Your task →
Begin with the first line of the material and copy each line word for word through the line that contains "Chart.register(...registerables);"; the pictures are left out.
=== Given information ===
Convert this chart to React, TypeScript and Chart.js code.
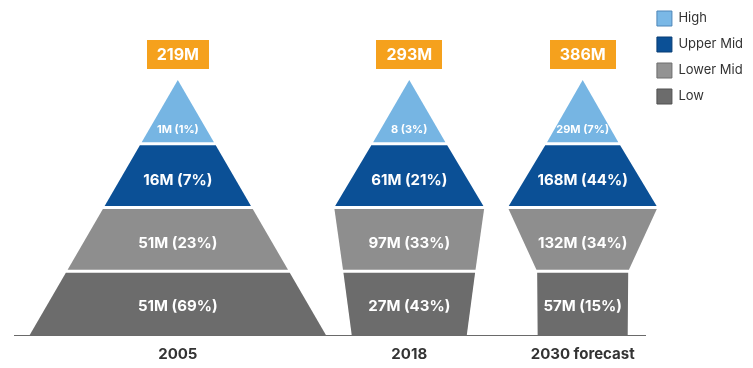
import { useEffect, useRef } from 'react';
import { Chart, registerables } from 'chart.js';

Chart.register(...registerables);

// ---- data ----
const CATEGORIES = ['2005', '2018', '2030 forecast'];
const TOTALS = ['219M', '293M', '386M'];
const LEVELS = ['High', 'Upper Mid', 'Lower Mid', 'Low'];
const HIGH = ['1M (1%)', '8 (3%)', '29M (7%)'];
const UPPER_MID = ['16M (7%)', '61M (21%)', '168M (44%)'];
const LOWER_MID = ['51M (23%)', '97M (33%)', '132M (34%)'];
const LOW = ['51M (69%)', '27M (43%)', '57M (15%)'];

// ---- shape / layout (not data) ----
const X_MAX = 631.5;
const CENTERS = [163.7, 395, 568.3];
// half widths at the level boundaries, bottom (0) to apex (4)
const PROFILE = [
  [148, 111, 74, 37, 0],
  [57.5, 66, 75, 37, 0],
  [45, 45.5, 74.8, 36.5, 0],
];
const GAP = 0.024;
const Y_MAX = 5.255;
const TOTAL_Y = 4.4;
const LABEL_OFFSET = [0.45, 0.44, 0.42, 0.22];

// bottom-up order
const SERIES = [LOW, LOWER_MID, UPPER_MID, HIGH];
const SERIES_NAMES = [LEVELS[3], LEVELS[2], LEVELS[1], LEVELS[0]];
const FILL = ['#6C6C6C', '#8E8E8E', '#0B5096', '#76B5E3'];
const LEGEND_FILL: Record<string, string> = {
  High: '#7AB8E6',
  'Upper Mid': '#0B5096',
  'Lower Mid': '#939393',
  Low: '#6C6C6C',
};
const LEGEND_STROKE: Record<string, string> = {
  High: '#4F86B8',
  'Upper Mid': '#083D74',
  'Lower Mid': '#6E6E6E',
  Low: '#515151',
};
const FONT = 'Inter';

function lerp(a: number, b: number, t: number) {
  return a + (b - a) * t;
}

function polygon(c: number, L: number) {
  const p = PROFILE[c];
  const cx = CENTERS[c];
  const y0 = L + (L > 0 ? GAP : 0);
  const y1 = L + 1 - (L < 3 ? GAP : 0);
  const hb = lerp(p[L], p[L + 1], y0 - L);
  const ht = lerp(p[L], p[L + 1], y1 - L);
  return [
    { x: cx - hb, y: y0 },
    { x: cx + hb, y: y0 },
    { x: cx + ht, y: y1 },
    { x: cx - ht, y: y1 },
    { x: cx - hb, y: y0 },
  ];
}

// lets the filled shapes spill slightly past the axis end (as in the source)
const widenFillArea = {
  id: 'widenFillArea',
  beforeDatasetsDraw(chart: any) {
    chart.$savedArea = chart.chartArea;
    chart.chartArea = { ...chart.chartArea, right: chart.width };
  },
  afterDatasetsDraw(chart: any) {
    if (chart.$savedArea) chart.chartArea = chart.$savedArea;
  },
};

const labelPlugin = {
  id: 'pyramidLabels',
  afterDatasetsDraw(chart: any) {
    const { ctx } = chart;
    const x = chart.scales.x;
    const y = chart.scales.y;
    ctx.save();
    ctx.textAlign = 'center';
    ctx.textBaseline = 'middle';
    ctx.fillStyle = '#FFFFFF';
    SERIES.forEach((labels, L) => {
      ctx.font = L === 3 ? `700 11px ${FONT}` : `700 15px ${FONT}`;
      labels.forEach((t, c) => {
        ctx.fillText(t, x.getPixelForValue(CENTERS[c]), y.getPixelForValue(L + LABEL_OFFSET[L]));
      });
    });
    ctx.font = `700 16px ${FONT}`;
    TOTALS.forEach((t, c) => {
      const px = x.getPixelForValue(CENTERS[c]);
      const py = y.getPixelForValue(TOTAL_Y);
      const w = ctx.measureText(t).width + 20;
      const h = 29;
      ctx.fillStyle = '#F5A11D';
      ctx.fillRect(Math.round(px - w / 2), Math.round(py - h / 2), Math.round(w), h);
      ctx.fillStyle = '#FFFFFF';
      ctx.fillText(t, px, py + 1);
    });
    ctx.restore();
  },
};

export default function App() {
  const ref = useRef<HTMLCanvasElement>(null);
  useEffect(() => {
    if (!ref.current) return;
    const datasets: any[] = [];
    SERIES.forEach((_, L) => {
      CATEGORIES.forEach((__, c) => {
        datasets.push({
          label: SERIES_NAMES[L],
          data: polygon(c, L),
          showLine: true,
          fill: 'shape',
          clip: false,
          backgroundColor: FILL[L],
          borderColor: 'rgba(0,0,0,0)',
          borderWidth: 0,
          pointRadius: 0,
          pointHoverRadius: 0,
          tension: 0,
        });
      });
    });
    const chart = new Chart(ref.current, {
      type: 'scatter',
      data: { datasets },
      plugins: [widenFillArea, labelPlugin],
      options: {
        animation: false,
        responsive: false,
        events: [],
        layout: { padding: { left: 14, top: 0, bottom: 6, right: 0 } },
        scales: {
          x: {
            type: 'linear',
            min: 0,
            max: X_MAX,
            grid: { display: false, drawTicks: false },
            border: { display: true, color: '#6A6A6A', width: 1 },
            afterBuildTicks: (axis: any) => {
              axis.ticks = CENTERS.map((v) => ({ value: v }));
            },
            afterFit: (axis: any) => {
              axis.height = 27;
            },
            ticks: {
              autoSkip: false,
              maxRotation: 0,
              padding: 10,
              color: '#333333',
              font: { family: FONT, size: 15, weight: 'bold' },
              callback: (_v: any, i: number) => CATEGORIES[i],
            },
          },
          y: {
            type: 'linear',
            display: false,
            min: 0,
            max: Y_MAX,
          },
        },
        plugins: {
          tooltip: { enabled: false },
          legend: {
            position: 'right',
            align: 'start',
            labels: {
              boxWidth: 15,
              boxHeight: 15,
              padding: 11,
              color: '#333333',
              font: { family: FONT, size: 13 },
              generateLabels: () =>
                LEVELS.map((name) => ({
                  text: name,
                  fillStyle: LEGEND_FILL[name],
                  strokeStyle: LEGEND_STROKE[name],
                  lineWidth: 1,
                  hidden: false,
                  fontColor: '#333333',
                })),
            },
          },
        },
      } as any,
    });
    return () => chart.destroy();
  }, []);
  return (
    <div style={{ position: 'fixed', left: 0, top: 0, width: 753, height: 368, background: '#fff' }}>
      <canvas ref={ref} width={753} height={368} style={{ display: 'block' }} />
    </div>
  );
}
===
Solved problem →
Convert this chart to React, TypeScript and Chart.js code.
import { useEffect, useRef } from 'react';
import { Chart, registerables } from 'chart.js';

Chart.register(...registerables);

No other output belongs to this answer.